The inert hulk of the ship, which was to have been longer, bigger and faster than any other in the world, towered over the boatyard and adjacent workers’ houses like a gigantic, rusty rebuke. The collapse of traditional industries that had made Britain the workshop of the world – iron, steel, coal, textiles, shipbuilding – came as a profound shock to the national psyche. Public interest was intense, with letters pouring in to Cunard’s Liverpoo
l offices, some even enclosing donations. British morale and international prestige were so bound up in Hull 534 that questions were asked in Parliament. An urgent confidential enquiry into the trading and financial position of British shipping companies involved in the North Atlantic recommended a merger of the two main firms competing for transatlantic passenger trade. In 1933 a new company, Cunard White Star Limited, was formed. The merger led to a review of the combined fleet and the subsequent sale overseas of surplus vessels. The rationalisation was long overdue, and in return the Treasury effectively underwrote the completion of Hull 534, to ensure that the new shipping company remained in British ownership. The new ship eventually cost £3.5 million to construct, approximately £225 million today. It had proved to be too big to be allowed to fail; the government agreed to support the completion of the project in order to alleviate the crushing unemployment in the area, and work resumed in April 1934.

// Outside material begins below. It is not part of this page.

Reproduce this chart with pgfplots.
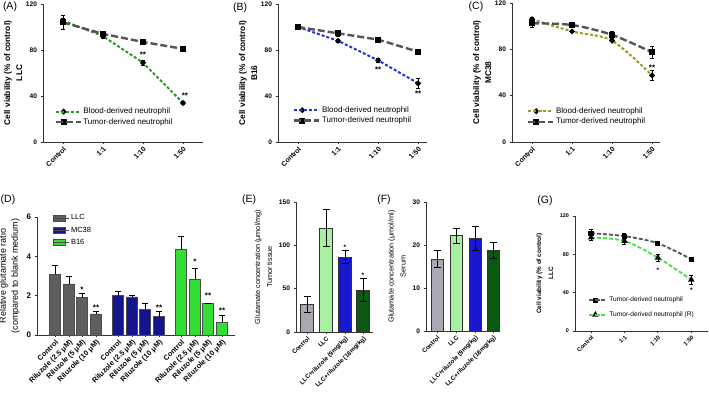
\documentclass[border=0pt]{standalone}
\usepackage{fontspec}
\setmainfont{Liberation Sans}
\usepackage{pgfplots}
\pgfplotsset{compat=1.18}
\definecolor{cgreenA}{HTML}{2A9A28}
\definecolor{ctum}{HTML}{555555}
\definecolor{cblue}{HTML}{2233E6}
\definecolor{colive}{HTML}{9C9C18}
\definecolor{cllc}{HTML}{5E5E5E}
\definecolor{cmc}{HTML}{14148C}
\definecolor{cb16}{HTML}{33DD33}
\definecolor{egray}{HTML}{A8A8B2}
\definecolor{elight}{HTML}{A6F0A0}
\definecolor{eblue}{HTML}{1818D0}
\definecolor{edark}{HTML}{0C5A12}
\definecolor{glight}{HTML}{44E044}
\newcommand{\fsz}[2]{\fontsize{#1}{#2}\selectfont}
\newcommand{\fXA}{\fsz{7}{8}\bfseries}
\newcommand{\fYA}{\fsz{6.6}{7}\bfseries}
\newcommand{\fLA}{\fsz{8}{9}}
\newcommand{\fYLA}{\fsz{8.3}{10}\bfseries}
\newcommand{\fXD}{\fsz{7.3}{8}\bfseries}
\newcommand{\fYD}{\fsz{8}{9}\bfseries}
\newcommand{\fLD}{\fsz{7.5}{8}}
\newcommand{\fYLD}{\fsz{9}{10}}
\newcommand{\fXE}{\fsz{6.2}{7}\bfseries}
\newcommand{\fYE}{\fsz{6.6}{7}\bfseries}
\newcommand{\fYLE}{\fsz{7.3}{8.5}}
\newcommand{\fXG}{\fsz{5.8}{6.5}\bfseries}
\newcommand{\fYG}{\fsz{5.4}{6}\bfseries}
\newcommand{\fYLG}{\fsz{6.4}{7.5}\bfseries}
\newcommand{\fLG}{\fsz{6.6}{7.5}}
\newcommand{\fST}{\fsz{8}{9}\bfseries}
\newcommand{\fSTs}{\fsz{6.5}{7}\bfseries}
\newcommand{\fPL}{\fsz{10.5}{12}}
\pgfplotsset{
  prism/.style={
    scale only axis, anchor=south west, clip=false,
    axis lines=left,
    axis line style={line width=0.8pt, black!80, -},
    tick align=outside, major tick length=2.5pt,
    tick style={line width=0.8pt, black!80},
    /pgf/number format/assume math mode=true,
    ylabel style={align=center},
  },
  linepanel/.style={
    prism, ymin=0, ymax=120, ytick={0,40,80,120},
    xtick={0,1,2,3},
    xmin=-0.5, legend cell align=left,
  },
  eb/.style 2 args={error bars/y dir=#1, error bars/y explicit,
    error bars/error bar style={line width=0.6pt, black, solid},
    error bars/error mark options={rotate=90, mark size=#2, line width=0.6pt, black, solid}},
  mkc/.style={mark=*, mark size=1.7pt, mark options={solid, fill=black, draw=black}},
  mks/.style={mark=square*, mark size=1.7pt, mark options={solid, fill=black, draw=black}},
  mkt/.style={mark=triangle*, mark size=1.9pt, mark options={solid, fill=black, draw=black}},
  lineleg/.style 2 args={legend image code/.code={
     \draw[mark repeat=2, mark phase=2, ##1] plot coordinates {(0pt,0pt) (#1/2,0pt) (#1,0pt)};
     \path (0pt,0pt) -- (#2,0pt);}},
  barleg/.style={legend image code/.code={
     \draw[##1,/tikz/.cd, draw=black!70, line width=0.5pt] (0pt,-3pt) rectangle (12pt,3pt);
     \path (0pt,0pt) -- (16pt,0pt);}},
  blood/.style={line width=2pt, dash pattern=on 3pt off 2pt, mkc},
  tumor/.style={ctum, line width=2.4pt, dash pattern=on 7pt off 3pt, mks},
}
\begin{document}
\begin{tikzpicture}

% ---------------- (A) ----------------
\begin{axis}[linepanel, at={(43pt,259pt)}, width=160pt, height=138pt, xmax=3.5,
  xticklabels={{\fXA Control},{\fXA 1:1},{\fXA 1:10},{\fXA 1:50}},
  yticklabel={\fYA\pgfmathprintnumber{\tick}},
  ylabel={\fYLA Cell viability (\% of control)\\\fYLA LLC}, ylabel shift=-3pt,
  xticklabel style={rotate=45, anchor=north east, inner sep=1pt},
  lineleg={16pt}{25pt},
  legend style={draw=none, fill=none, at={(0.07,0.26)}, anchor=north west, inner sep=0pt, row sep=0pt, nodes={inner sep=1.6pt}},
]
\addplot[cgreenA, blood, eb={both}{2pt}] coordinates {(0,105.5) +- (0,2) (1,92) +- (0,1.5) (2,69) +- (0,2) (3,34) +- (0,1.5)};
\addlegendentry{\fLA Blood-derived neutrophil}
\addplot[tumor, eb={both}{2pt}] coordinates {(0,104) +- (0,6) (1,94) +- (0,2.5) (2,87) +- (0,1.5) (3,81) +- (0,2.5)};
\addlegendentry{\fLA Tumor-derived neutrophil}
\node at (axis cs:2,76) {\fST **};
\node at (axis cs:3.05,40) {\fST **};
\end{axis}

% ---------------- (B) ----------------
\begin{axis}[linepanel, at={(278pt,259pt)}, width=149pt, height=138pt, xmax=3.22,
  xticklabels={{\fXA Control},{\fXA 1:1},{\fXA 1:10},{\fXA 1:50}},
  yticklabel={\fYA\pgfmathprintnumber{\tick}},
  ylabel={\fYLA Cell viability (\% of control)\\\fYLA B16}, ylabel shift=-3pt,
  xticklabel style={rotate=45, anchor=north east, inner sep=1pt},
  lineleg={16pt}{25pt},
  legend style={draw=none, fill=none, at={(0.1,0.27)}, anchor=north west, inner sep=0pt, row sep=0pt, nodes={inner sep=1.6pt}},
]
\addplot[cblue, blood, eb={both}{2pt}] coordinates {(0,100) +- (0,1) (1,88) +- (0,1) (2,71) +- (0,2) (3,51) +- (0,4)};
\addlegendentry{\fLA Blood-derived neutrophil}
\addplot[tumor, eb={both}{2pt}] coordinates {(0,100) +- (0,1.5) (1,94.5) +- (0,2.5) (2,89) +- (0,1.5) (3,78.5) +- (0,1.5)};
\addlegendentry{\fLA Tumor-derived neutrophil}
\node at (axis cs:2,63) {\fST **};
\node at (axis cs:3,42) {\fST **};
\end{axis}

% ---------------- (C) ----------------
\begin{axis}[linepanel, at={(512pt,259pt)}, width=148pt, height=139pt, xmax=3.2,
  xticklabels={{\fXA Control},{\fXA 1:1},{\fXA 1:10},{\fXA 1:50}},
  yticklabel={\fYA\pgfmathprintnumber{\tick}},
  ylabel={\fYLA Cell viability (\% of control)\\\fYLA MC38}, ylabel shift=-3pt,
  xticklabel style={rotate=45, anchor=north east, inner sep=1pt},
  lineleg={16pt}{25pt},
  legend style={draw=none, fill=none, at={(0.1,0.26)}, anchor=north west, inner sep=0pt, row sep=0pt, nodes={inner sep=1.6pt}},
]
\addplot[colive, blood, smooth, eb={both}{2pt}] coordinates {(0,106) +- (0,2) (1,95.5) +- (0,1) (2,87.5) +- (0,1) (3,57.5) +- (0,4.5)};
\addlegendentry{\fLA Blood-derived neutrophil}
\addplot[tumor, smooth, eb={both}{2pt}] coordinates {(0,102.5) +- (0,3.5) (1,101) +- (0,1.5) (2,92.5) +- (0,3) (3,77.5) +- (0,5)};
\addlegendentry{\fLA Tumor-derived neutrophil}
\node at (axis cs:3,64) {\fST **};
\end{axis}

% ---------------- (D) ----------------
\begin{axis}[prism, at={(37pt,66pt)}, width=198pt, height=118pt,
  xmin=37, xmax=235, ymin=0, ymax=6, ytick={0,2,4,6},
  xtick={55,69,82,96,118,132,145,159,181,195,208,222},
  xticklabels={{\fXD Control},{\fXD Riluzole (2.5 μM)},{\fXD Riluzole (5 μM)},{\fXD Riluzole (10 μM)},{\fXD Control},{\fXD Riluzole (2.5 μM)},{\fXD Riluzole (5 μM)},{\fXD Riluzole (10 μM)},{\fXD Control},{\fXD Riluzole (2.5 μM)},{\fXD Riluzole (5 μM)},{\fXD Riluzole (10 μM)}},
  yticklabel={\fYD\pgfmathprintnumber{\tick}},
  ylabel={\fYLD Relative glutamate ratio\\\fYLD (compared to blank medium)},
  xticklabel style={rotate=45, anchor=north east, inner sep=1pt},
  barleg, legend cell align=left,
  legend style={draw=none, fill=none, at={(0.08,1.035)}, anchor=north west, inner sep=0pt, row sep=2.5pt, nodes={inner sep=1.5pt}},
]
\addplot[ybar, bar width=11, bar shift=0pt, fill=cllc, draw=black!70, line width=0.5pt, eb={plus}{3pt}] coordinates {(55,3.1) +- (0,0.42) (69,2.6) +- (0,0.4) (82,1.9) +- (0,0.2) (96,1.08) +- (0,0.1)};
\addlegendentry{\fLD LLC}
\addplot[ybar, bar width=11, bar shift=0pt, fill=cmc, draw=black!70, line width=0.5pt, eb={plus}{3pt}] coordinates {(118,2.0) +- (0,0.22) (132,1.94) +- (0,0.06) (145,1.3) +- (0,0.32) (159,0.93) +- (0,0.29)};
\addlegendentry{\fLD MC38}
\addplot[ybar, bar width=11, bar shift=0pt, fill=cb16, draw=black!70, line width=0.5pt, eb={plus}{3pt}] coordinates {(181,4.34) +- (0,0.67) (195,2.81) +- (0,0.6) (208,1.6) +- (0,0.03) (222,0.66) +- (0,0.36)};
\addlegendentry{\fLD B16}
\node at (axis cs:82,2.32) {\fST *};
\node at (axis cs:96,1.38) {\fST **};
\node at (axis cs:159,1.4) {\fST **};
\node at (axis cs:195,3.7) {\fST *};
\node at (axis cs:208,1.98) {\fST **};
\node at (axis cs:222,1.25) {\fST **};
\end{axis}

% ---------------- (E) ----------------
\begin{axis}[prism, at={(296pt,69pt)}, width=77pt, height=130pt,
  xmin=296, xmax=373, ymin=0, ymax=150, ytick={0,50,100,150},
  xtick={307,326,345,363},
  xticklabels={{\fXE Control},{\fXE LLC},{\fXE LLC+riluzole (9mg/kg)},{\fXE LLC+riluzole (18mg/kg)}},
  yticklabel={\fYE\pgfmathprintnumber{\tick}},
  ylabel={\fYLE Glutamate concentration (μmol/mg)\\\fYLE Tumor tissue},
  xticklabel style={rotate=45, anchor=north east, inner sep=1pt},
]
\addplot[ybar, bar width=13, bar shift=0pt, fill=egray, draw=black!80, line width=0.5pt, eb={both}{3.5pt}] coordinates {(307,32) +- (0,9)};
\addplot[ybar, bar width=13, bar shift=0pt, fill=elight, draw=black!80, line width=0.5pt, eb={both}{3.5pt}] coordinates {(326,120) +- (0,21)};
\addplot[ybar, bar width=13, bar shift=0pt, fill=eblue, draw=black!80, line width=0.5pt, eb={both}{3.5pt}] coordinates {(345,86.5) +- (0,7.5)};
\addplot[ybar, bar width=13, bar shift=0pt, fill=edark, draw=black!80, line width=0.5pt, eb={both}{3.5pt}] coordinates {(363,48.5) +- (0,13)};
\node at (axis cs:345,98) {\fSTs *};
\node at (axis cs:363,65) {\fSTs *};
\end{axis}

% ---------------- (F) ----------------
\begin{axis}[prism, at={(426pt,70pt)}, width=73pt, height=129pt,
  xmin=426, xmax=499, ymin=0, ymax=30, ytick={0,10,20,30},
  xtick={437,456,475,493},
  xticklabels={{\fXE Control},{\fXE LLC},{\fXE LLC+riluzole (9mg/kg)},{\fXE LLC+riluzole (18mg/kg)}},
  yticklabel={\fYE\pgfmathprintnumber{\tick}},
  ylabel={\fYLE Glutamate concentration (μmol/ml)\\\fYLE Serum},
  xticklabel style={rotate=45, anchor=north east, inner sep=1pt},
]
\addplot[ybar, bar width=12, bar shift=0pt, fill=egray, draw=black!80, line width=0.5pt, eb={both}{3.5pt}] coordinates {(437,16.8) +- (0,2)};
\addplot[ybar, bar width=12, bar shift=0pt, fill=elight, draw=black!80, line width=0.5pt, eb={both}{3.5pt}] coordinates {(456,22.2) +- (0,1.7)};
\addplot[ybar, bar width=12, bar shift=0pt, fill=eblue, draw=black!80, line width=0.5pt, eb={both}{3.5pt}] coordinates {(475,21.6) +- (0,2.8)};
\addplot[ybar, bar width=12, bar shift=0pt, fill=edark, draw=black!80, line width=0.5pt, eb={both}{3.5pt}] coordinates {(493,18.8) +- (0,1.8)};
\end{axis}

% ---------------- (G) ----------------
\begin{axis}[linepanel, at={(575pt,70pt)}, width=133pt, height=115pt, xmin=-0.48, xmax=3.5,
  xticklabels={{\fXG Control},{\fXG 1:1},{\fXG 1:10},{\fXG 1:50}},
  yticklabel={\fYG\pgfmathprintnumber{\tick}},
  ylabel={\fYLG Cell viability (\% of control)\\\fYLG LLC},
  xticklabel style={rotate=45, anchor=north east, inner sep=1pt},
  lineleg={12pt}{17.5pt},
  legend style={draw=none, fill=none, at={(0.1,0.31)}, anchor=north west, inner sep=0pt, row sep=5pt, nodes={inner sep=1.6pt}},
]
\addplot[ctum, line width=1.8pt, dash pattern=on 4pt off 2pt, smooth, mks, eb={both}{2pt}] coordinates {(0,102) +- (0,4) (1,99) +- (0,3) (2,91.5) +- (0,2) (3,75) +- (0,2)};
\addlegendentry{\fLG Tumor-derived neutrophil}
\addplot[glight, line width=1.8pt, dash pattern=on 4pt off 2pt, smooth, mkt, eb={both}{2pt}] coordinates {(0,97.5) +- (0,3) (1,94) +- (0,3.5) (2,76.5) +- (0,4) (3,53.5) +- (0,5)};
\addlegendentry{\fLG Tumor-derived neutrophil (R)}
\node at (axis cs:2,63) {\fSTs *};
\node at (axis cs:3,42) {\fSTs *};
\end{axis}

% panel letters
\node at (10pt,394pt) {\fPL (A)};
\node at (240pt,393pt) {\fPL (B)};
\node at (476pt,394pt) {\fPL (C)};
\node at (8pt,201pt) {\fPL (D)};
\node at (249pt,201pt) {\fPL (E)};
\node at (384pt,201pt) {\fPL (F)};
\node at (545pt,200pt) {\fPL (G)};

\pgfresetboundingbox
\useasboundingbox (0pt,0pt) rectangle (709pt,401pt);
\end{tikzpicture}
\end{document}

Hull 534 was inadvertently named in honour of the consort of King George V, Queen Mary, and broke Cunard’s ninety-year tradition of giving each vessel a resonant name ending in ‘ia’, after ancient Roman provinces. The company had planned to call this ship Victoria after the nineteenth-century British monarch and Empress of India, while still maintaining their brand identity. When a personal delegation from Cunard’s board tactfully requested the king’s permission to name the liner after ‘Britain’s greatest queen’, he broke in immediately to say that his wife, Queen Mary, would be delighted to accept the honour. No one present had the nerve to correct the peppery though dim monarch. Subsequently, Cunard stoutly claimed publicly that it had always been their intention to name the ship after the current queen. However, Felix Morley, editor of the Washington Post, who sailed on the ship’s maiden voyage in 1936, was told about the misunderstanding by Sir Percy Bates, chairman of Cunard, on condition that the truth wasn’t published during Sir Percy’s lifetime.